A spinor Bose-Einstein condensate phase-sensitive amplifier for SU(1,1) interferometry

TL;DR

This paper demonstrates a spinor Bose-Einstein condensate-based phase-sensitive amplifier for SU(1,1) interferometry, showing enhanced phase sensitivity beyond the standard quantum limit through both simulation and experimental implementation.

Contribution

It introduces a novel atomic SU(1,1) interferometer using spinor BECs as parametric amplifiers, with experimental control over phase sensitivity and initial populations.

Findings

Double-sided seeding creates a phase-sensitive amplifier with optimal sensitivity.

Sensitivity beyond the standard quantum limit is achieved with proper phase control.

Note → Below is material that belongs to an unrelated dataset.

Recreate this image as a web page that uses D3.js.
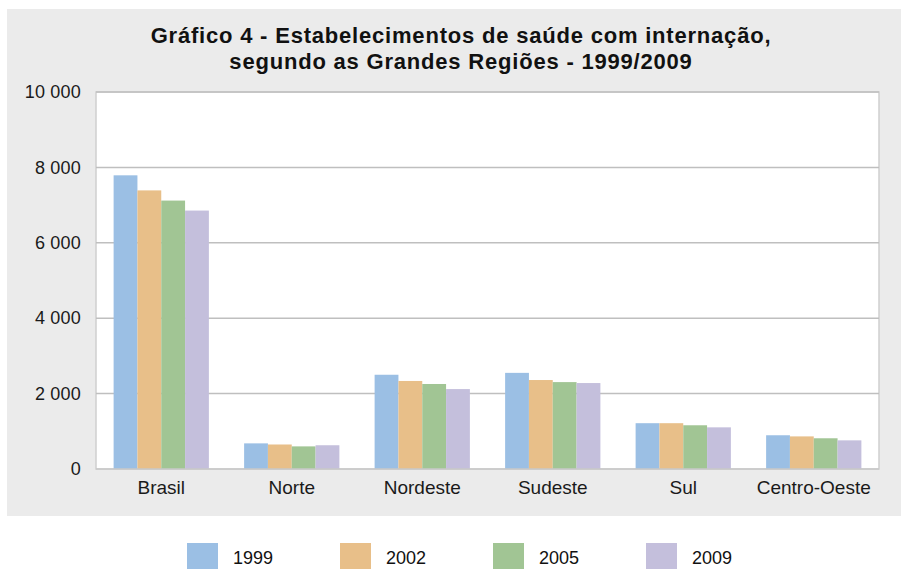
<!DOCTYPE html>
<html><head><meta charset="utf-8">
<script src="https://cdn.jsdelivr.net/npm/d3@7"></script>
<style>body{margin:0;background:#fff}svg{display:block}</style>
</head><body>
<svg id="c" width="901" height="569"></svg>
<script>
const categories = ["Brasil","Norte","Nordeste","Sudeste","Sul","Centro-Oeste"];
const seriesNames = ["1999","2002","2005","2009"];
const v1999 = [7790, 680, 2500, 2550, 1215, 895];
const v2002 = [7390, 650, 2335, 2360, 1215, 865];
const v2005 = [7120, 600, 2255, 2305, 1160, 815];
const v2009 = [6855, 630, 2120, 2280, 1105, 760];
const yTicks = [0,2000,4000,6000,8000,10000];
const titleLines = ["Gráfico 4 - Estabelecimentos de saúde com internação,","segundo as Grandes Regiões - 1999/2009"];
const colors = ["#9bbfe4","#e8bf89","#a1c594","#c4bfdc"];

const seriesVals = [v1999,v2002,v2005,v2009];
const svg = d3.select("#c");
const font = "'Liberation Sans', Arial, sans-serif";

svg.append("rect").attr("x",7).attr("y",9).attr("width",894).attr("height",507).attr("fill","#ebebeb");

const m = {l:96,r:879,t:92,b:469};
svg.append("rect").attr("x",m.l).attr("y",m.t).attr("width",m.r-m.l).attr("height",m.b-m.t)
  .attr("fill","#fff").attr("stroke","#cfcfcf").attr("stroke-width",1.5);

const y = d3.scaleLinear().domain([0,10000]).range([m.b,m.t]);
const x0 = d3.scaleBand().domain(categories).range([m.l,m.r]).paddingInner(0.27).paddingOuter(0.135);
const x1 = d3.scaleBand().domain(seriesNames).range([0,x0.bandwidth()]);

const fmt = d => d3.format(",")(d).replace(/,/g," ");
// gridlines
svg.append("g").selectAll("line").data(yTicks.filter(d=>d>0)).join("line")
  .attr("x1",m.l).attr("x2",m.r).attr("y1",d=>y(d)).attr("y2",d=>y(d))
  .attr("stroke","#bfbfbf").attr("stroke-width",1.5);

// y axis labels
const yAxis = d3.axisLeft(y).tickValues(yTicks).tickFormat(fmt).tickSize(0).tickPadding(15);
const ga = svg.append("g").attr("transform",`translate(${m.l},0)`).call(yAxis);
ga.select(".domain").remove();
ga.selectAll("text").attr("font-family",font).attr("font-size",18).attr("letter-spacing","0.2px").attr("fill","#1a1a1a");

// bars
const groups = svg.append("g").selectAll("g").data(categories).join("g")
  .attr("transform",d=>`translate(${x0(d)},0)`);
groups.selectAll("rect").data((c,i)=>seriesNames.map((s,j)=>({s,j,v:seriesVals[j][i]}))).join("rect")
  .attr("x",d=>x1(d.s)).attr("width",x1.bandwidth())
  .attr("y",d=>y(d.v)).attr("height",d=>y(0)-y(d.v)).attr("fill",d=>colors[d.j]);

// baseline
svg.append("line").attr("x1",m.l).attr("x2",m.r).attr("y1",y(0)).attr("y2",y(0)).attr("stroke","#c8c8c8").attr("stroke-width",1.5);

// x axis labels
const xAxis = d3.axisBottom(x0).tickSize(0).tickPadding(12);
const gx = svg.append("g").attr("transform",`translate(0,${m.b})`).call(xAxis);
gx.select(".domain").remove();
gx.selectAll("text").attr("font-family",font).attr("font-size",19).attr("fill","#1a1a1a");

// title
svg.append("g").selectAll("text").data(titleLines).join("text")
  .attr("x",461).attr("y",(d,i)=>43+i*26).attr("text-anchor","middle")
  .attr("font-family","'Liberation Sans', Arial, sans-serif").attr("font-weight","bold")
  .attr("font-size",22).attr("letter-spacing","0.8px").attr("fill","#111").text(d=>d);

// legend
const lg = svg.append("g").selectAll("g").data(seriesNames).join("g")
  .attr("transform",(d,i)=>`translate(${187+i*153},543)`);
lg.append("rect").attr("width",31).attr("height",26).attr("fill",(d,i)=>colors[i]);
lg.append("text").attr("x",46).attr("y",21).attr("font-family",font).attr("font-size",18).attr("fill","#111").text(d=>d);
</script>
</body></html>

Experimental demonstration with $^{23}$Na BEC shows control over initial phase and population fractions.

Abstract

The SU(1,1) interferometer was originally conceived as a Mach-Zehnder interferometer with the beam-splitters replaced by parametric amplifiers. The parametric amplifiers produce states with correlations that result in enhanced phase sensitivity. $F=1$ spinor Bose-Einstein condensates (BECs) can serve as the parametric amplifiers for an atomic version of such an interferometer by collisionally producing entangled pairs of $\left<F=1,m=\pm1\right|$ atoms. We simulate the effect of single and double-sided seeding of the inputs to the amplifier using the truncated-Wigner approximation. We find that single-sided seeding degrades the performance of the interferometer exactly at the phase the unseeded interferometer should operate the best. Double-sided seeding results in a phase-sensitive amplifier, where the maximal sensitivity is a function of the phase relationship between the input states of the amplifier. In both single and double-sided seeding we find there exists an optimal phase shift that achieves sensitivity beyond the standard quantum limit. Experimentally, we demonstrate a spinor phase-sensitive amplifier using a BEC of $^{23}$Na in an optical dipole trap. This configuration could be used as an input to such an interferometer. We are able to control the initial phase of the double-seeded amplifier, and demonstrate sensitivity to initial population fractions as small as 0.1\%.